What he promises his students is quite a different challenge: to come out of the cave. “The whole explanation of the Internet that we usually hear, that's marketed to us, is just shadows in a cave,” said Epelboin. “We can see shapes, but what we have to see is the reality behind them, and it's not very nice.”

For two hours a week, he plunges his audience into an invisible yet very real world of industrial espionage, data collection and the darknet, with videos and figures to illustrate.

To delve deeper into these subjects, Epelboin doesn’t ask his students for presentations or fact sheets. This year's assignment was to draft an “information bomb” for a foreign head of state designed to digitally sabotage the French presidential election. Students had strict instructions not to resort to trending fake news, but rather to find and exploit real information based on Wikileaks revelations.

“The challenge is to understand the tactical approach of nations like Russia or organisations like Wikileaks,” he explained. 

The second hour of his class is given over to intense debate, which his students greatly appreciate. “It’s all too rare for us to be confronted with the realities of the digital world,” said Eva Kwamou Feukeu, a master's student in economic law who took the course last autumn. “We know that there are issues, that cyberwars are in the offing, but that's all. The course's main strength was to make us face up to what's really going on.” Since she finished the course, Eva has been desperate to learn to code.

Another exercise Epelboin sets is producing memes, the famous images subverted humoristically and spread en masse, often for a political purpose. “It’s a way to get a message across almost instantaneously to a very wide audience, with nothing more than a Twitter account,” he said. “The internet gave rise to new means of expression, which played an important part in Donald Trump's election win.” 

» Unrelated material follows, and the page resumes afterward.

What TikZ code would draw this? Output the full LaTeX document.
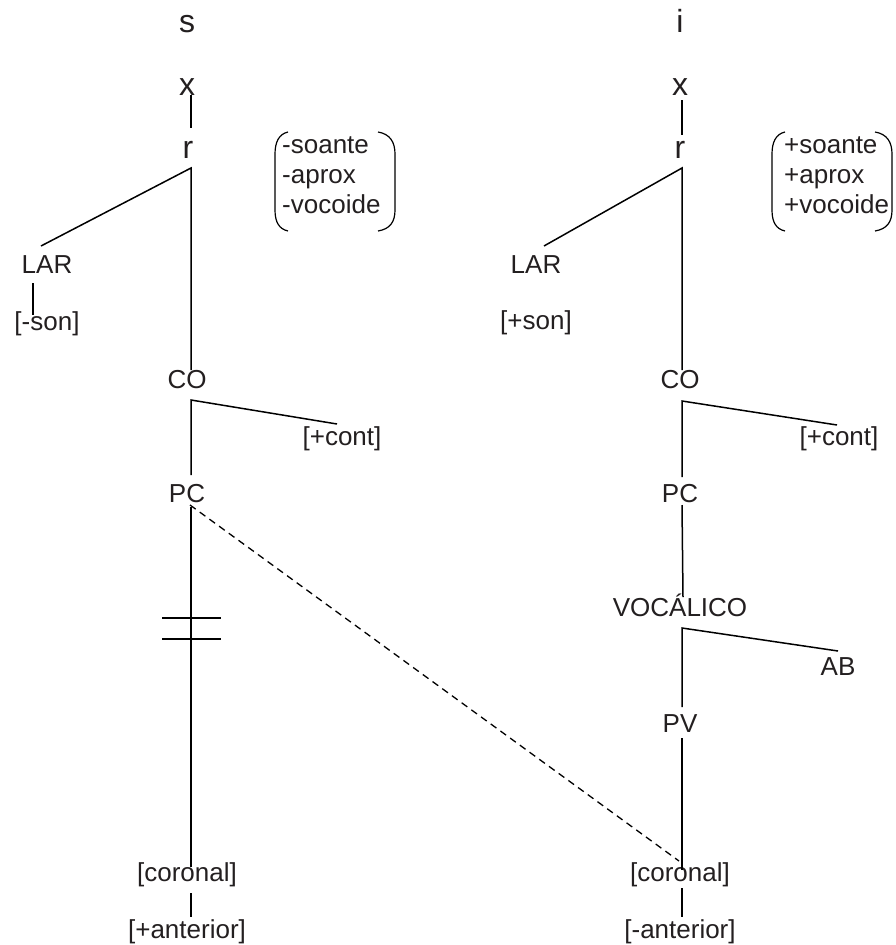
\documentclass[tikz,border=0pt]{standalone}
\usepackage{fontspec}
\setmainfont{Liberation Sans}

\definecolor{tinta}{HTML}{231F20}
\tikzset{
  seg/.style={font=\fontsize{32}{36}\selectfont, inner sep=0, anchor=base, text=tinta},
  traco/.style={font=\fontsize{26}{30}\selectfont, inner sep=0, anchor=base, text=tinta},
  ramo/.style={line width=1.5pt, line join=miter},
}

\begin{document}
\begin{tikzpicture}[x=1pt,y=-1pt]
\useasboundingbox (0,0) rectangle (896,945);

% Segmentos e esqueleto
\node[seg] (sl) at (187,32) {s};
\node[seg] (si) at (680,32) {i};
\node[seg] (xl) at (187,95) {x};
\node[seg] (xr) at (680,95) {x};
\node[seg] (rl) at (188,158) {r};
\node[seg] (rr) at (680,158) {r};

% Tracos de raiz entre parenteses
\node[traco, anchor=base west] (raizl) at (282,153) {\begin{tabular}[t]{@{}l@{}}-soante\\-aprox\\-vocoide\end{tabular}};
\node[traco, anchor=base west] (raizr) at (784,153) {\begin{tabular}[t]{@{}l@{}}+soante\\+aprox\\+vocoide\end{tabular}};
\foreach \a/\b in {275/395,772/892}{
\draw[line width=1.2pt] (\a+13,132) .. controls (\a+4,134) and (\a,142) .. (\a,154) -- (\a,210) .. controls (\a,222) and (\a+4,229) .. (\a+13,231);
\draw[line width=1.2pt] (\b-17,132) .. controls (\b-5,134) and (\b,142) .. (\b,154) -- (\b,210) .. controls (\b,222) and (\b-5,229) .. (\b-17,231);
}

% Arvore de s
\node[traco] (larl) at (47,273) {LAR};
\node[traco] (sonl) at (47,330) {[-son]};
\node[traco] (col) at (187,388) {CO};
\node[traco] (contl) at (342,445) {[+cont]};
\node[traco] (pcl) at (187,502) {PC};
\node[traco] (coronl) at (187,881) {[coronal]};
\node[traco] (antl) at (187,938) {[+anterior]};

\draw[ramo] ([shift={(4,0)}]xl.base) -- ([shift={(3,-30)}]rl.base);
\draw[ramo] ([shift={(-6,-27)}]larl.base) -- ([shift={(3,10)}]rl.base) -- ([shift={(4,-18)}]col.base);
\draw[ramo] ([shift={(-14,10)}]larl.base) -- ([shift={(-14,-15)}]sonl.base);
\draw[ramo] ([shift={(-5,-21)}]contl.base) -- ([shift={(4,12)}]col.base) -- ([shift={(4,-27)}]pcl.base);
\draw[ramo] ([shift={(4,5)}]pcl.base) -- ([shift={(4,-14)}]coronl.base);
\draw[ramo] ([shift={(4,12)}]coronl.base) -- ([shift={(4,-21)}]antl.base);

% Desligamento
\draw[ramo] (162,618) -- (221,618);
\draw[ramo] (162,639) -- (221,639);

% Arvore de i
\node[traco] (larr) at (536,273) {LAR};
\node[traco] (sonr) at (536,329) {[+son]};
\node[traco] (cor) at (680,388) {CO};
\node[traco] (contr) at (839,445) {[+cont]};
\node[traco] (pcr) at (680,502) {PC};
\node[traco] (vocr) at (680,616) {VOCÁLICO};
\node[traco] (abr) at (838,675) {AB};
\node[traco] (pvr) at (680,732) {PV};
\node[traco] (coronr) at (680,881) {[coronal]};
\node[traco] (antr) at (680,938) {[-anterior]};

\draw[ramo] ([shift={(2,5)}]xr.base) -- ([shift={(2,-23)}]rr.base);
\draw[ramo] ([shift={(8,-27)}]larr.base) -- ([shift={(2,10)}]rr.base) -- ([shift={(2,-18)}]cor.base);
\draw[ramo] ([shift={(-2,-20)}]contr.base) -- ([shift={(2,13)}]cor.base) -- ([shift={(2,-25)}]pcr.base);
\draw[ramo] ([shift={(2,3)}]pcr.base) -- ([shift={(3,-19)}]vocr.base);
\draw[ramo] ([shift={(0,-24)}]abr.base) -- ([shift={(2,12)}]vocr.base) -- ([shift={(2,-25)}]pvr.base);
\draw[ramo] ([shift={(2,6)}]pvr.base) -- ([shift={(2,-11)}]coronr.base);
\draw[ramo] ([shift={(2,7)}]coronr.base) -- ([shift={(2,-21)}]antr.base);

% Espraiamento do ponto de C
\draw[line width=1.3pt, dash pattern=on 7pt off 5pt] ([shift={(3,3)}]pcl.base) -- ([shift={(-1,-20)}]coronr.base);

\end{tikzpicture}
\end{document}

“The far right is a generation ahead”

However digital the course may be, it is no less political, with an underlying concern for the all-powerful far-right community that plagues the web and haunts the forums. “They're a generation ahead of their opponents,” said Epelboin, who believes Marine Le Pen will inevitably come to power by 2022. “They were censored in the media fifteen years ago, so they took refuge on the Internet, developing codes to deliver a message that was quickly understood,” he explained. “They also learned the art of doing dialectics in a manner suited to social media.”

Having worked with Wikileaks and taken part in the 2010 Tunisian revolution by helping hackers from across the Mediterranean, Epelboin is well aware of the enormous influence that a few individuals can have by digital means. Among the many concepts explored over the semester, his students discovered “astroturfing”:  a small group creating multiple accounts on social networks and websites to give artificial weight to an opinion, or even trigger a movement.

“Some people find my course hard to take,” admitted Epelboin, who “has spent his life founding companies and startups” in communication, media and now IT security. After surfing the digital wave in the early 2000s, Epelboin now puts across a disillusioned view of a world given over to mass surveillance. “To combine democracy, trust and surveillance is illusory,” he said. “We will have to reinvent everything or resign ourselves to seeing the death of democracy.”

Even so, he continues to teach with genuine enthusiasm, especially for Sciences Po's international students. “I don't have children, so I get to have contact with young people that I wouldn't have otherwise and discover very diverse points of view according to students’ countries of origin. And the best memories I have is when I meet alumni a few years later and see that their view of the digital world has changed!”